I know there are a lot of Miami fans who would like to see Larry Coker on the list, and for some reason I've gotten a ton of e-mails from Michigan recently about Lloyd Carr's supposed hot seat, but I don't see either school pulling the plug on coach with a national championship unless something drastic happens.
I'm going to keep sending this question until you publish it! SMU went 5-6 last year with wins over UTEP, TCU and Houston -- bowl teams -- and four of its losses were by less than a touchdown. Do you think this is the year the Mustangs finally make a bowl game? -- Scott Seibel, Dallas
Who would you blame more for last week's Entourage debacle: Vince for being insecure and immature, Drama for being a pompous has-been or Eric for putting a threesome ahead of business? -- William Hroncich, Columbus, Ohio
That's a no-brainer: Vince. You know, one of the interesting things about Entourage is that its main character also happens to be its least likable. The only reason you find yourself rooting for him to get the big parts is for Drama and Turtle's benefit. He got what he deserved this time. And I think we can all agree that Eric did exactly what just about any other American male would have done in the same situation.

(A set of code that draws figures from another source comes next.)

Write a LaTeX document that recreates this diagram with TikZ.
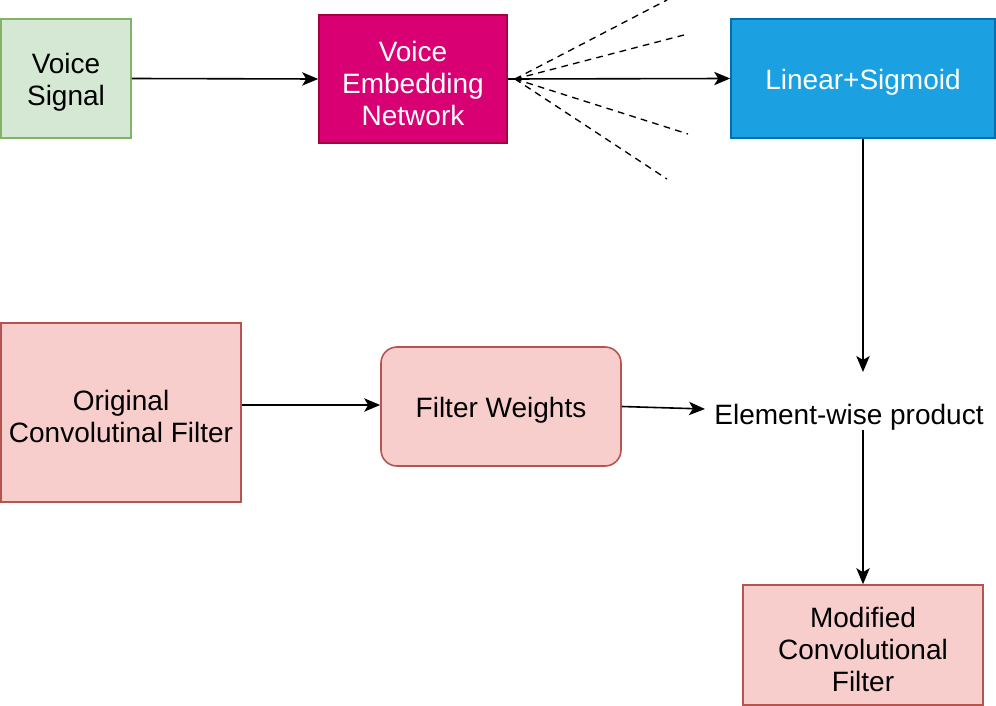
\documentclass[tikz,border=0pt]{standalone}
\usepackage{fontspec}
\setmainfont{Liberation Sans}
\usetikzlibrary{arrows.meta}
\definecolor{vsfill}{HTML}{D5E8D4}
\definecolor{vsdraw}{HTML}{82B366}
\definecolor{vefill}{HTML}{D80073}
\definecolor{vedraw}{HTML}{A50040}
\definecolor{lsfill}{HTML}{1BA1E2}
\definecolor{lsdraw}{HTML}{006EAF}
\definecolor{rfill}{HTML}{F8CECC}
\definecolor{rdraw}{HTML}{B85450}
\tikzset{
  box/.style={draw, line width=1.2pt, inner sep=0pt},
  txt/.style={align=center, inner sep=0pt, yshift=-3pt, font=\fontsize{21}{24}\selectfont},
  conn/.style={line width=1.2pt, -{Stealth[length=12pt,width=10pt,inset=3pt]}},
  dashln/.style={line width=1pt, dashed, dash pattern=on 5pt off 4pt}
}
\begin{document}
\begin{tikzpicture}[x=0.75pt,y=-0.75pt]
\useasboundingbox (0,0) rectangle (996,706);
\node[box, fill=vsfill, draw=vsdraw, minimum width=130*0.75pt, minimum height=119*0.75pt,
  label={[txt]center:Voice\\Signal}] (vs) at (66,78.5) {};
\node[box, fill=vefill, draw=vedraw, minimum width=188*0.75pt, minimum height=128*0.75pt,
  label={[txt, text=white]center:Voice\\Embedding\\Network}] (ve) at (413,79) {};
\node[box, fill=lsfill, draw=lsdraw, minimum width=264*0.75pt, minimum height=119*0.75pt,
  label={[txt, text=white]center:Linear+Sigmoid}] (ls) at (863,78.5) {};
\node[box, fill=rfill, draw=rdraw, minimum width=240*0.75pt, minimum height=179*0.75pt,
  label={[txt]center:Original\\Convolutinal Filter}] (of) at (121,412.5) {};
\node[box, fill=rfill, draw=rdraw, rounded corners=12pt, minimum width=240*0.75pt, minimum height=119*0.75pt,
  label={[txt]center:Filter Weights}] (fw) at (501,406.5) {};
\node[txt] (ep) at (849,413) {Element-wise product};
\node[box, fill=rfill, draw=rdraw, minimum width=240*0.75pt, minimum height=120*0.75pt,
  label={[txt]center:Modified\\Convolutional\\Filter}] (mf) at (863,645) {};
\coordinate (ds) at (515,79);
\coordinate (d1) at (667,0);
\coordinate (d2) at (684,35);
\coordinate (d3) at (688,134);
\coordinate (d4) at (667,179);
\coordinate (epin) at (705,409);
\coordinate (eptop) at (863,372);
\coordinate (epbot) at (863,430);
\draw[dashln] (ds) -- (d1);
\draw[dashln] (ds) -- (d2);
\draw[dashln] (ds) -- (d3);
\draw[dashln] (ds) -- (d4);
\draw[conn] (vs.east) -- (ve.west);
\draw[conn] (ve.east) -- (ls.west);
\draw[conn] (ls.south) -- (eptop);
\draw[conn] (of.east |- 0,405) -- (fw.west |- 0,405);
\draw[conn] (fw.east) -- (epin);
\draw[conn] (epbot) -- (mf.north);
\end{tikzpicture}
\end{document}
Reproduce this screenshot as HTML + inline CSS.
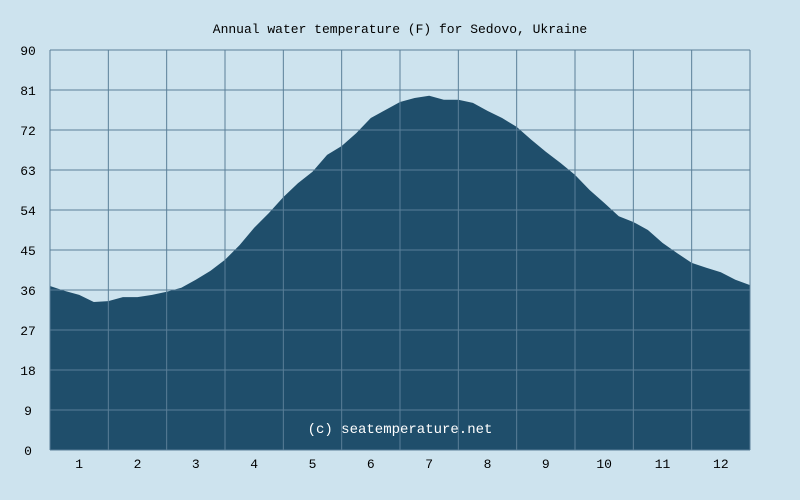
<!DOCTYPE html>
<html><head><meta charset="utf-8"><style>
body{margin:0;background:#cde3ee;}
svg{display:block;font-family:"Liberation Mono",monospace;}
</style></head><body>
<svg width="800" height="500">
<rect width="800" height="500" fill="#cde3ee"/>
<text x="400" y="33" font-size="13" text-anchor="middle" fill="#000">Annual water temperature (F) for Sedovo, Ukraine</text>
<g id="plot"></g>
</svg>
<script>
const months=["1","2","3","4","5","6","7","8","9","10","11","12"];
const yTicks=[0,9,18,27,36,45,54,63,72,81,90];
const temps=[36.9,35.8,34.9,33.3,33.5,34.4,34.4,34.9,35.6,36.5,38.3,40.3,42.8,46.1,50,53.3,56.9,60,62.6,66.4,68.4,71.3,74.7,76.5,78.3,79.2,79.7,78.8,78.8,78.1,76.3,74.7,72.7,69.8,67.1,64.6,61.9,58.5,55.6,52.6,51.3,49.5,46.6,44.3,42.1,41,40,38.3,37.1];
const X0=50,X1=750,Y0=450,Y1=50;
const xs=i=>X0+(X1-X0)*i/(temps.length-1);
const ys=v=>Y0-(Y0-Y1)*v/90;
const ns="http://www.w3.org/2000/svg";
const g=document.getElementById('plot');
function mk(t,a){const e=document.createElementNS(ns,t);for(const k in a)e.setAttribute(k,a[k]);g.appendChild(e);return e;}
const bg=mk('rect',{x:X0,y:Y1,width:X1-X0,height:Y0-Y1,fill:'#cde3ee'});


let d='M'+X0+','+Y0;
temps.forEach((v,i)=>{d+=' L'+xs(i).toFixed(1)+','+ys(v).toFixed(1);});
d+=' L'+X1+','+Y0+' Z';
const area=mk('path',{d:d,fill:'#1f4e6b'});


yTicks.forEach(t=>{
 const y=ys(t);
 const l=mk('line',{x1:X0,x2:X1,y1:y,y2:y,stroke:'#5a7f98','stroke-width':1});
 
 
 const tx=mk('text',{x:28,y:y+5,'font-size':13,'text-anchor':'middle',fill:'#000'});
 tx.textContent=t;
 
 
});
const mw=(X1-X0)/12;
for(let i=0;i<=12;i++){
 const x=X0+mw*i;
 const l=mk('line',{x1:x,x2:x,y1:Y1,y2:Y0,stroke:'#5a7f98','stroke-width':1});
 
 
}
months.forEach((m,i)=>{
 const tx=mk('text',{x:X0+mw*(i+0.5),y:468,'font-size':13,'text-anchor':'middle',fill:'#000'});
 tx.textContent=m;
 
 
});
const c=mk('text',{x:400,y:433,'font-size':14,'text-anchor':'middle',fill:'#fff'});
c.textContent='(c) seatemperature.net';


</script>
</body></html>
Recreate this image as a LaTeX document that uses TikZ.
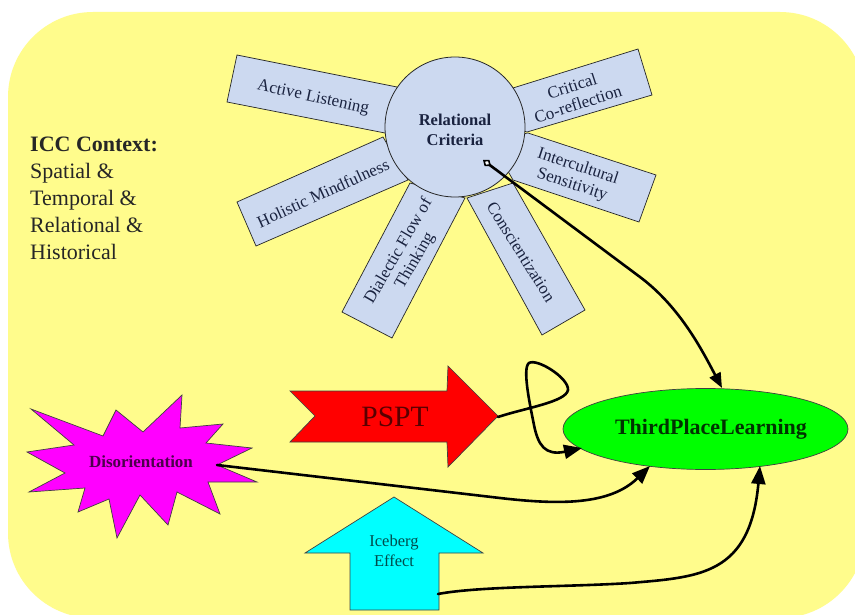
\documentclass[tikz,border=0pt]{standalone}
\usepackage{fontspec}
\setmainfont{Liberation Serif}
\usetikzlibrary{arrows.meta,shapes.geometric}
\definecolor{bgyellow}{HTML}{FFFC8C}
\definecolor{boxblue}{HTML}{CCD9F0}
\definecolor{inkdark}{HTML}{1A2340}
\definecolor{pmagenta}{RGB}{255,0,255}
\definecolor{pcyan}{RGB}{0,255,255}
\definecolor{pgreen}{RGB}{0,255,0}
\definecolor{pred}{RGB}{255,0,0}
\tikzset{
  armbox/.style={draw=black!85,line width=0.7pt,fill=boxblue,line join=miter},
  armlabel/.style={font=\fontsize{17}{19}\selectfont,text=inkdark,align=center,inner sep=0pt},
  hublabel/.style={font=\fontsize{16.5}{20}\selectfont\bfseries,text=inkdark,align=center},
  conn/.style={draw=black,line width=2.6pt,line cap=round,-{Triangle[length=18pt,width=14pt]}},
  sidetext/.style={font=\fontsize{22}{27}\selectfont,text=black!85,align=left,anchor=north west,inner sep=0pt},
  shapeline/.style={draw=black!75,line width=0.7pt,line join=miter}
}
\begin{document}
\begin{tikzpicture}[x=1pt,y=-1pt]
\useasboundingbox (0,0) rectangle (855,615);
\fill[white] (0,0) rectangle (855,615);
\begin{scope}
\clip (0,0) rectangle (855,615);
\fill[bgyellow,rounded corners=85pt] (8,12) rectangle (865,618);
\end{scope}
% arms
\draw[armbox] (397,87) -- (237,55) -- (227,102) -- (385,133) -- (420,120) -- cycle;
\draw[armbox] (513,88) -- (638,49) -- (652,95) -- (527,132) -- (490,120) -- cycle;
\draw[armbox] (528,133) -- (656,175) -- (639,222) -- (513,180) -- (490,140) -- cycle;
\draw[armbox] (467,198) -- (513,183) -- (585,310) -- (542,335) -- cycle;
\draw[armbox] (410,183) -- (465,198) -- (392,338) -- (342,312) -- cycle;
\draw[armbox] (383,137) -- (408,180) -- (256,246) -- (237,202) -- cycle;
\node[armlabel,rotate=-12] (al) at (313,98) {Active Listening};
\node[armlabel,rotate=18] (cc) at (575,95) {Critical\\Co-reflection};
\node[armlabel,rotate=-18] (is) at (575,176) {Intercultural\\Sensitivity};
\node[armlabel,rotate=-58] (co) at (521,252) {Conscientization};
\node[armlabel,rotate=60] (df) at (407,256) {Dialectic Flow of\\Thinking};
\node[armlabel,rotate=24.5] (hm) at (323,193) {Holistic Mindfulness};
% hub
\node[circle,draw=black!85,line width=0.8pt,fill=boxblue,minimum size=140pt,inner sep=0pt] (rc) at (455,127) {};
\node[hublabel] (rctext) at (455,130) {Relational\\Criteria};
% side text
\node[sidetext] (ctx) at (30,137) {\textbf{ICC Context:}\\Spatial \&\\Temporal \&\\Relational \&\\Historical};
% star
\draw[shapeline,fill=pmagenta] (31,409) -- (103,436) -- (116,410) -- (143,432) -- (182,395) -- (180,428) -- (223,424) -- (206,443) -- (252,448) -- (217,465) -- (257,482) -- (208,482) -- (220,514) -- (177,492) -- (168,525) -- (140,495) -- (117,538) -- (109,499) -- (78,512) -- (85,488) -- (29,492) -- (65,473) -- (27,452) -- (74,445) -- cycle;
\node[font=\fontsize{17}{18}\selectfont\bfseries,text=black!70!pmagenta] (dis) at (141,462) {Disorientation};
\coordinate (disout) at (217,465);
% pspt
\draw[shapeline,fill=pred] (290,391) -- (447,391) -- (448,366) -- (498,416) -- (448,467) -- (447,442) -- (290,442) -- (315,416) -- cycle;
\node[font=\fontsize{29.5}{32}\selectfont,text=black!65!pred] (pspt) at (395,417) {PSPT};
\coordinate (psptout) at (498,417);
% iceberg
\draw[shapeline,fill=pcyan] (394,497) -- (483,553) -- (439,553) -- (439,610) -- (350,610) -- (350,553) -- (305,553) -- cycle;
\node[font=\fontsize{16.5}{20}\selectfont,text=black!70!pcyan,align=center] (ice) at (394,551) {Iceberg\\Effect};
\coordinate (iceout) at (438,594);
% third place learning
\node[ellipse,draw=black!75,line width=0.7pt,fill=pgreen,minimum width=285pt,minimum height=81pt,inner sep=0pt] (tpl) at (705.5,429) {};
\node[font=\fontsize{22}{24}\selectfont\bfseries,text=black!80!pgreen] (tpltext) at (711,429) {ThirdPlaceLearning};
\coordinate (tplin1) at (722,388);
\coordinate (tplin2) at (582,448);
\coordinate (tplin3) at (650,466);
\coordinate (tplin4) at (760,466);
\coordinate (hubout) at (483,160);
% connectors
\draw[conn,{Diamond[open,fill=white,length=10pt,width=8pt,line width=1.6pt]}-{Triangle[length=15pt,width=12pt]}] (hubout) -- (640,277) .. controls (680,307) and (702,350) .. (tplin1);
\draw[conn] (psptout) .. controls (525,408) and (566,402) .. (568,390) .. controls (569,378) and (537,358) .. (529,363) .. controls (522,368) and (530,405) .. (534,425) .. controls (538,445) and (545,456) .. (tplin2);
\draw[conn] (disout) -- (500,498) .. controls (560,505) and (610,505) .. (tplin3);
\draw[conn] (iceout) .. controls (480,586) and (570,587) .. (630,583) .. controls (700,577) and (750,575) .. (tplin4);
\end{tikzpicture}
\end{document}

You are intellectually distorted, not to mention uninformed. Pete Carroll doesn't go for fourth-and-two, Vince scores from anywhere. Those morons who are making noise are just as stupid as you are, Mandel. The problem was that Pete used the wrong formation to go for the fourth down. USC should be national champs again. The game was badly called, mistakes galore. Bad officiating. It was not only given away by uncharacteristic play by SC, but taken away by the officials and Mack Brown's childish behavior. SC will be back, Texas won't. -- Dr. Frank Hernandez, La Quinta, Calif.
I'm just trying to determine which is the scariest part of this e-mail.
1. That Frank is still so rabidly bitter and, I think we can all agree, a rather sore loser, nearly seven months after the fact.
2. That he's so worked up about this that he somehow failed to notice that the comment of mine he was responding to defended Carroll.